In 1989, I was working in the Visual Display department at Macy’s in downtown SF.   We had a shop on the roof but we often worked outside on nice days. 

We were getting ready for the Christmas season, which started in September, and I was painting the faces of some mannequins when they began to shake, almost falling off of the table that they were sitting on.  I don’t even recall running to a doorway but just standing still in shock. The few of us on the roof just stood there hanging on to whatever we could and rode it out.  I remember thinking, “Is it over yet? It’s got to be over soon.”  It just felt like a long time.

When it stopped, I distinctly remember two things.  My friends/colleagues immediately lighting up cigarettes to calm their nerves, and the naked couple standing in the window of a hotel nearby wondering who was rocking who. 

The electricity never went back on in the Macy’s building after the quake and the generator didn’t work.  So we all walked down the 9 or more flights of stairs in the dark and made our way out to Geary Street. 

I was living in Oakland at that time and there was obviously no way that I was getting back home on Bart. I decided to walk to my brother’s house so started walking down 6th Street towards Harriet Street. There was a rupture of concrete zig-zagging down the middle of it- like the earth had ruptured and separated, which I suppose it did.  That evening, we ended up at the Hotel Utah, the only drinking establishment open.  Because there was no refrigeration, they had to get rid of their beer, and they had plenty of willing participants.  

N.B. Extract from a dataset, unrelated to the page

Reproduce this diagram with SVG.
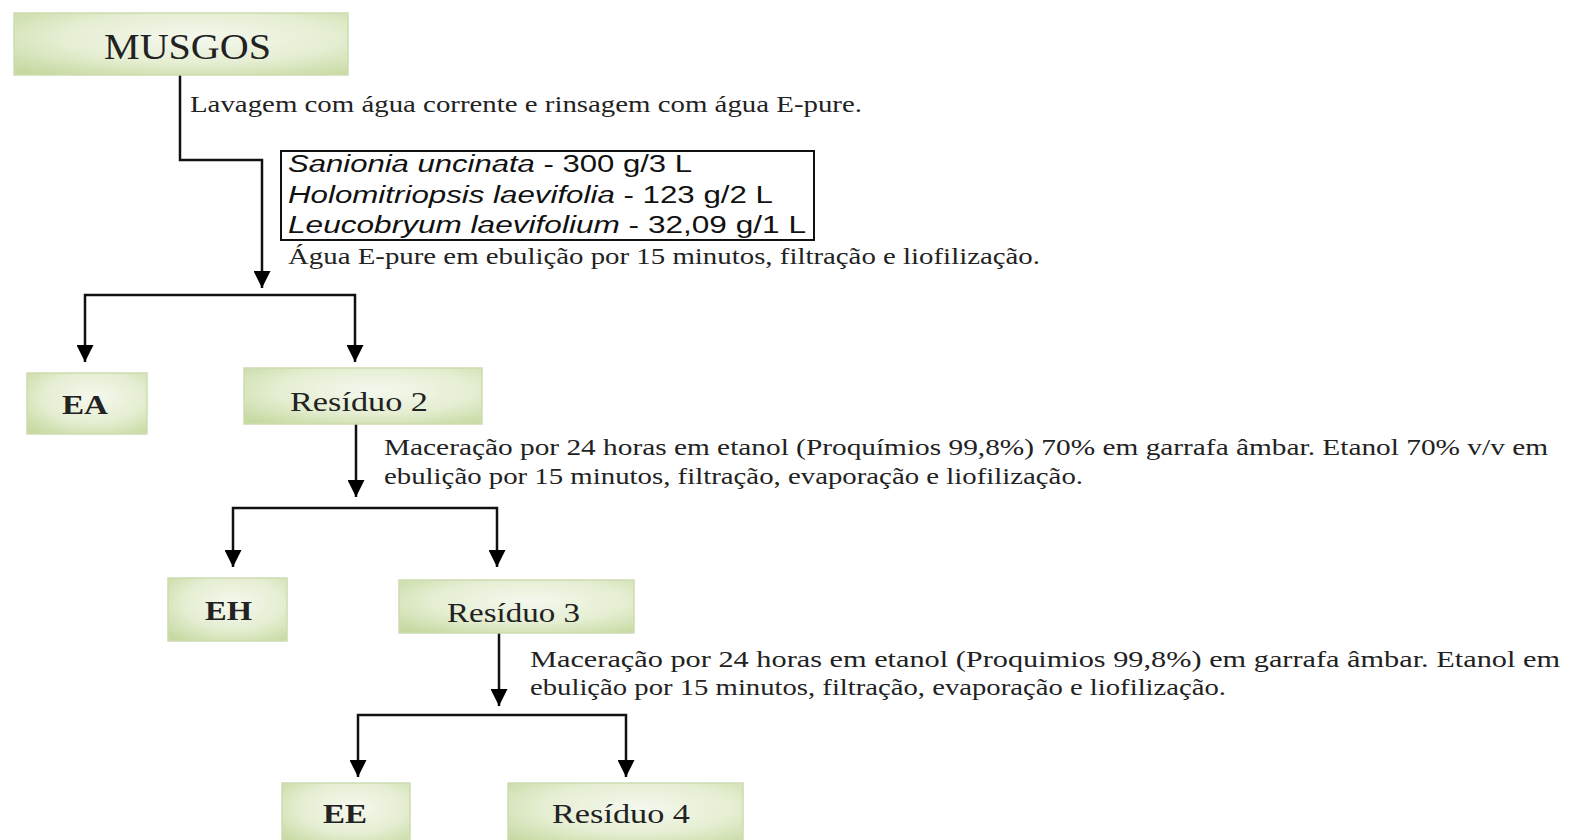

October 18th was my birthday.  I spent the day riding my bike around the city with my then-boyfriend/now-husband. Glass windows blown out of the I-Magnin’s building and shattered all over the street, a strange sense of calm and quiet, giant cracks on concrete streets, so few cars and so many closed stores and shops were some of the memories that stand out to me. It was warm and eerie and the city was shut down in a way that I have never seen before to this day.   

For many months following that quake, I had nightmares, waking up in the middle of the night thinking I had felt another.